• _Directions for this task_
Copy the lines below as they are; omit the images they contain.

— begin Supplied information —

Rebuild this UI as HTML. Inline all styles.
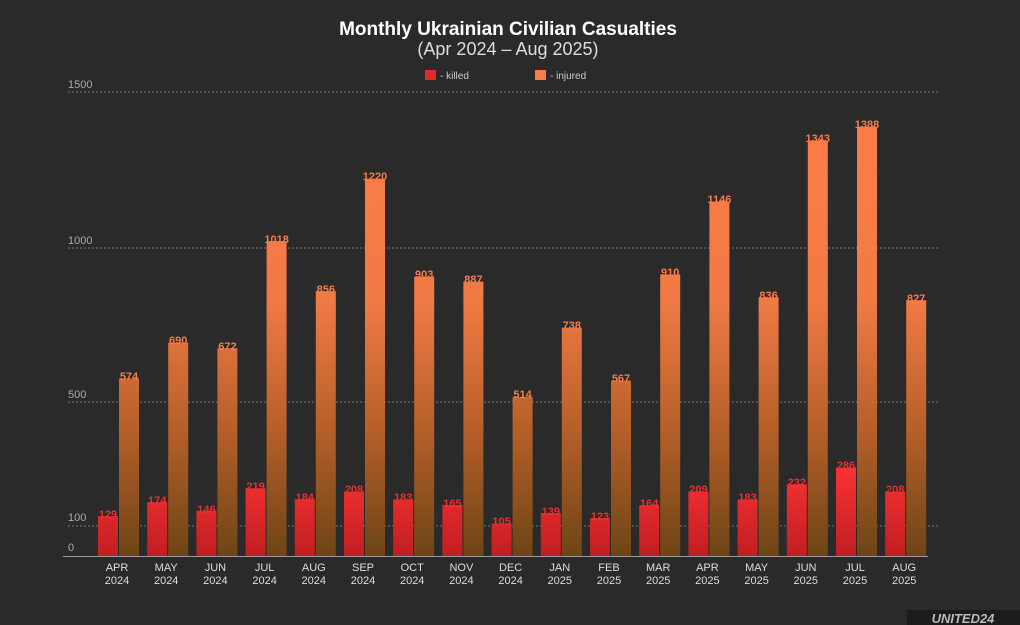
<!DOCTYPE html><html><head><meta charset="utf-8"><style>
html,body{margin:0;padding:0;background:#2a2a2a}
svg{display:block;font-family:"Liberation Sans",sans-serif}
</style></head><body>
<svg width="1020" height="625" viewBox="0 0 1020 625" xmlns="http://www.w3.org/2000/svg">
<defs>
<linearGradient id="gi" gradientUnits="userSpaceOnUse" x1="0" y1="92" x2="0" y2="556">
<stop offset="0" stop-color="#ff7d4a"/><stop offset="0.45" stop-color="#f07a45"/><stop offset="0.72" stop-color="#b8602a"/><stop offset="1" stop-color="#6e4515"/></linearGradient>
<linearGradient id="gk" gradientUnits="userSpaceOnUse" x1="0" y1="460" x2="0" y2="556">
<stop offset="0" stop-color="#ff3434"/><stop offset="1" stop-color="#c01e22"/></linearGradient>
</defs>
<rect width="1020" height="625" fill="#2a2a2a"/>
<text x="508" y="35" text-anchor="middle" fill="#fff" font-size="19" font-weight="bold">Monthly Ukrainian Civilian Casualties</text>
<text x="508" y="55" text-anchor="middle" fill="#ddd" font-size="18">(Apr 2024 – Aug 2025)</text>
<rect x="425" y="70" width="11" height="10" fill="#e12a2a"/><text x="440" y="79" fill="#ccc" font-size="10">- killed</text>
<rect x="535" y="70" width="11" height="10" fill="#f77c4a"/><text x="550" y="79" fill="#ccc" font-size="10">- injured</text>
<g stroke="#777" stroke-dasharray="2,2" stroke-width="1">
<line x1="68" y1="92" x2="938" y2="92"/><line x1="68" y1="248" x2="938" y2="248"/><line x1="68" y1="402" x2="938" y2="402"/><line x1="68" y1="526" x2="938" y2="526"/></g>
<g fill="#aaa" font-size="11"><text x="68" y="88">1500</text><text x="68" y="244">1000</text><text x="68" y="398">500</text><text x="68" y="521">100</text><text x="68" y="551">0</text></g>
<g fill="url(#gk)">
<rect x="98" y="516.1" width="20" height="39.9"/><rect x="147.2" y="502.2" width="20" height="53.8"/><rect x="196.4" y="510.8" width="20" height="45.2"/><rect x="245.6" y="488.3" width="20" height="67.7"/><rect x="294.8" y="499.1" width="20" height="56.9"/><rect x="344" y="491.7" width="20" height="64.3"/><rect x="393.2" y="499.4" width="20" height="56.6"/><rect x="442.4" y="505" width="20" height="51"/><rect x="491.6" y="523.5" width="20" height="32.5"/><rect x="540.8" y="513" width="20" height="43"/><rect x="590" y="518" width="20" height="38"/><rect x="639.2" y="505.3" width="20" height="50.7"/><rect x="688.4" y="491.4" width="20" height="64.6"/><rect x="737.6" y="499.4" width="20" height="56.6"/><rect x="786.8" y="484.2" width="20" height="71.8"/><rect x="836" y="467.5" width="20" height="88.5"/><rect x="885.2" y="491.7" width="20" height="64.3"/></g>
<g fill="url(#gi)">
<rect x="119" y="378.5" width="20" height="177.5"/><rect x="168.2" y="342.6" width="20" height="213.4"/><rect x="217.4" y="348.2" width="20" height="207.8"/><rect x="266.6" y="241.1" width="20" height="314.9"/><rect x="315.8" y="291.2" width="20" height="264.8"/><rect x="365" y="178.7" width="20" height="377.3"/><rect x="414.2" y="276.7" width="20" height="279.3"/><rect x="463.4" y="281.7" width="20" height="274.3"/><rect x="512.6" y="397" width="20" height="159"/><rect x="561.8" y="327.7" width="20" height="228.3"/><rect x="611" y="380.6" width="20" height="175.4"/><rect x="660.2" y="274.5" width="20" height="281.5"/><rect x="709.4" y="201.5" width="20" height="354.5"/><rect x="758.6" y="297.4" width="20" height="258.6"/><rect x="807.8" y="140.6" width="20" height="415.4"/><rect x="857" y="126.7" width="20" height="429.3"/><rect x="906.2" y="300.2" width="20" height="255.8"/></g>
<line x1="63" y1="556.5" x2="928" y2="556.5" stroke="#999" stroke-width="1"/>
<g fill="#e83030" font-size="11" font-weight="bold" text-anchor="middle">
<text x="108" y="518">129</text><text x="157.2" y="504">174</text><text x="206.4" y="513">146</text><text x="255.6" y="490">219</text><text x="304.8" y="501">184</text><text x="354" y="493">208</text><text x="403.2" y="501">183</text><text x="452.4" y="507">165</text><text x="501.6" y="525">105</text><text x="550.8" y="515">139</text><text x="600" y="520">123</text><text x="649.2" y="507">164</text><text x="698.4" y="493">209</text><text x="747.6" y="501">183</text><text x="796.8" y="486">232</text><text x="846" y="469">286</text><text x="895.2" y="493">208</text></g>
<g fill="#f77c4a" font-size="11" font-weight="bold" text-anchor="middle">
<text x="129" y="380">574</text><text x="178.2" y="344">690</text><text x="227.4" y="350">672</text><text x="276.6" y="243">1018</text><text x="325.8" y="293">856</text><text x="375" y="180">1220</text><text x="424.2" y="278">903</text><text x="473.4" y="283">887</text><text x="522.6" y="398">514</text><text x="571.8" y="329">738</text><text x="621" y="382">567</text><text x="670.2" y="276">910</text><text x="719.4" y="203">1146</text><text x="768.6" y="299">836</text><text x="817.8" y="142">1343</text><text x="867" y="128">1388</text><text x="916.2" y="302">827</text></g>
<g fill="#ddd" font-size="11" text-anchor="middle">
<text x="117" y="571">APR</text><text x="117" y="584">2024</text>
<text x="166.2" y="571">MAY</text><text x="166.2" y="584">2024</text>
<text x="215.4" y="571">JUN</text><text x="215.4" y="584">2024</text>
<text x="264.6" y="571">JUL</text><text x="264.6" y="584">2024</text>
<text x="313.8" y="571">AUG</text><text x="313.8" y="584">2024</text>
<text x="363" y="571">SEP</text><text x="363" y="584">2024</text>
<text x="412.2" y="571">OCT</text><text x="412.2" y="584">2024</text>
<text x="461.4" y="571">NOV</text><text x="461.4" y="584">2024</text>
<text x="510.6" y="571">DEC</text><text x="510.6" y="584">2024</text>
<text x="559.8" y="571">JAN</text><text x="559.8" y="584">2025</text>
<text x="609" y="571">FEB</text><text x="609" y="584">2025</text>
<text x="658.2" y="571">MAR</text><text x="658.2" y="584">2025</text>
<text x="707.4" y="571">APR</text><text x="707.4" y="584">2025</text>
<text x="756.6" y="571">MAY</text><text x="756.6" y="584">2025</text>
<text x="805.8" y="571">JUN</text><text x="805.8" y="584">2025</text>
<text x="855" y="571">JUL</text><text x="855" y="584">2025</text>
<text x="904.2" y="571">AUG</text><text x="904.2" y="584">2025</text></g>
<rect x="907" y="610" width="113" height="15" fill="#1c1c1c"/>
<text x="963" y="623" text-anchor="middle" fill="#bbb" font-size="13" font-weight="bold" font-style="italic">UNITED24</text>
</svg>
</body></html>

— end Supplied information —

• _Full solution_
Rebuild this UI as HTML. Inline all styles.
<!DOCTYPE html><html><head><meta charset="utf-8"><style>
html,body{margin:0;padding:0;background:#2a2a2a}
svg{display:block;font-family:"Liberation Sans",sans-serif}
</style></head><body>
<svg width="1020" height="625" viewBox="0 0 1020 625" xmlns="http://www.w3.org/2000/svg">
<defs>
<linearGradient id="gi" gradientUnits="userSpaceOnUse" x1="0" y1="92" x2="0" y2="556">
<stop offset="0" stop-color="#ff7d4a"/><stop offset="0.45" stop-color="#f07a45"/><stop offset="0.72" stop-color="#b8602a"/><stop offset="1" stop-color="#6e4515"/></linearGradient>
<linearGradient id="gk" gradientUnits="userSpaceOnUse" x1="0" y1="460" x2="0" y2="556">
<stop offset="0" stop-color="#ff3434"/><stop offset="1" stop-color="#c01e22"/></linearGradient>
</defs>
<rect width="1020" height="625" fill="#2a2a2a"/>
<text x="508" y="35" text-anchor="middle" fill="#fff" font-size="19" font-weight="bold">Monthly Ukrainian Civilian Casualties</text>
<text x="508" y="55" text-anchor="middle" fill="#ddd" font-size="18">(Apr 2024 – Aug 2025)</text>
<rect x="425" y="70" width="11" height="10" fill="#e12a2a"/><text x="440" y="79" fill="#ccc" font-size="10">- killed</text>
<rect x="535" y="70" width="11" height="10" fill="#f77c4a"/><text x="550" y="79" fill="#ccc" font-size="10">- injured</text>
<g stroke="#777" stroke-dasharray="2,2" stroke-width="1">
<line x1="68" y1="92" x2="938" y2="92"/><line x1="68" y1="248" x2="938" y2="248"/><line x1="68" y1="402" x2="938" y2="402"/><line x1="68" y1="526" x2="938" y2="526"/></g>
<g fill="#aaa" font-size="11"><text x="68" y="88">1500</text><text x="68" y="244">1000</text><text x="68" y="398">500</text><text x="68" y="521">100</text><text x="68" y="551">0</text></g>
<g fill="url(#gk)">
<rect x="98" y="516.1" width="20" height="39.9"/><rect x="147.2" y="502.2" width="20" height="53.8"/><rect x="196.4" y="510.8" width="20" height="45.2"/><rect x="245.6" y="488.3" width="20" height="67.7"/><rect x="294.8" y="499.1" width="20" height="56.9"/><rect x="344" y="491.7" width="20" height="64.3"/><rect x="393.2" y="499.4" width="20" height="56.6"/><rect x="442.4" y="505" width="20" height="51"/><rect x="491.6" y="523.5" width="20" height="32.5"/><rect x="540.8" y="513" width="20" height="43"/><rect x="590" y="518" width="20" height="38"/><rect x="639.2" y="505.3" width="20" height="50.7"/><rect x="688.4" y="491.4" width="20" height="64.6"/><rect x="737.6" y="499.4" width="20" height="56.6"/><rect x="786.8" y="484.2" width="20" height="71.8"/><rect x="836" y="467.5" width="20" height="88.5"/><rect x="885.2" y="491.7" width="20" height="64.3"/></g>
<g fill="url(#gi)">
<rect x="119" y="378.5" width="20" height="177.5"/><rect x="168.2" y="342.6" width="20" height="213.4"/><rect x="217.4" y="348.2" width="20" height="207.8"/><rect x="266.6" y="241.1" width="20" height="314.9"/><rect x="315.8" y="291.2" width="20" height="264.8"/><rect x="365" y="178.7" width="20" height="377.3"/><rect x="414.2" y="276.7" width="20" height="279.3"/><rect x="463.4" y="281.7" width="20" height="274.3"/><rect x="512.6" y="397" width="20" height="159"/><rect x="561.8" y="327.7" width="20" height="228.3"/><rect x="611" y="380.6" width="20" height="175.4"/><rect x="660.2" y="274.5" width="20" height="281.5"/><rect x="709.4" y="201.5" width="20" height="354.5"/><rect x="758.6" y="297.4" width="20" height="258.6"/><rect x="807.8" y="140.6" width="20" height="415.4"/><rect x="857" y="126.7" width="20" height="429.3"/><rect x="906.2" y="300.2" width="20" height="255.8"/></g>
<line x1="63" y1="556.5" x2="928" y2="556.5" stroke="#999" stroke-width="1"/>
<g fill="#e83030" font-size="11" font-weight="bold" text-anchor="middle">
<text x="108" y="518">129</text><text x="157.2" y="504">174</text><text x="206.4" y="513">146</text><text x="255.6" y="490">219</text><text x="304.8" y="501">184</text><text x="354" y="493">208</text><text x="403.2" y="501">183</text><text x="452.4" y="507">165</text><text x="501.6" y="525">105</text><text x="550.8" y="515">139</text><text x="600" y="520">123</text><text x="649.2" y="507">164</text><text x="698.4" y="493">209</text><text x="747.6" y="501">183</text><text x="796.8" y="486">232</text><text x="846" y="469">286</text><text x="895.2" y="493">208</text></g>
<g fill="#f77c4a" font-size="11" font-weight="bold" text-anchor="middle">
<text x="129" y="380">574</text><text x="178.2" y="344">690</text><text x="227.4" y="350">672</text><text x="276.6" y="243">1018</text><text x="325.8" y="293">856</text><text x="375" y="180">1220</text><text x="424.2" y="278">903</text><text x="473.4" y="283">887</text><text x="522.6" y="398">514</text><text x="571.8" y="329">738</text><text x="621" y="382">567</text><text x="670.2" y="276">910</text><text x="719.4" y="203">1146</text><text x="768.6" y="299">836</text><text x="817.8" y="142">1343</text><text x="867" y="128">1388</text><text x="916.2" y="302">827</text></g>
<g fill="#ddd" font-size="11" text-anchor="middle">
<text x="117" y="571">APR</text><text x="117" y="584">2024</text>
<text x="166.2" y="571">MAY</text><text x="166.2" y="584">2024</text>
<text x="215.4" y="571">JUN</text><text x="215.4" y="584">2024</text>
<text x="264.6" y="571">JUL</text><text x="264.6" y="584">2024</text>
<text x="313.8" y="571">AUG</text><text x="313.8" y="584">2024</text>
<text x="363" y="571">SEP</text><text x="363" y="584">2024</text>
<text x="412.2" y="571">OCT</text><text x="412.2" y="584">2024</text>
<text x="461.4" y="571">NOV</text><text x="461.4" y="584">2024</text>
<text x="510.6" y="571">DEC</text><text x="510.6" y="584">2024</text>
<text x="559.8" y="571">JAN</text><text x="559.8" y="584">2025</text>
<text x="609" y="571">FEB</text><text x="609" y="584">2025</text>
<text x="658.2" y="571">MAR</text><text x="658.2" y="584">2025</text>
<text x="707.4" y="571">APR</text><text x="707.4" y="584">2025</text>
<text x="756.6" y="571">MAY</text><text x="756.6" y="584">2025</text>
<text x="805.8" y="571">JUN</text><text x="805.8" y="584">2025</text>
<text x="855" y="571">JUL</text><text x="855" y="584">2025</text>
<text x="904.2" y="571">AUG</text><text x="904.2" y="584">2025</text></g>
<rect x="907" y="610" width="113" height="15" fill="#1c1c1c"/>
<text x="963" y="623" text-anchor="middle" fill="#bbb" font-size="13" font-weight="bold" font-style="italic">UNITED24</text>
</svg>
</body></html>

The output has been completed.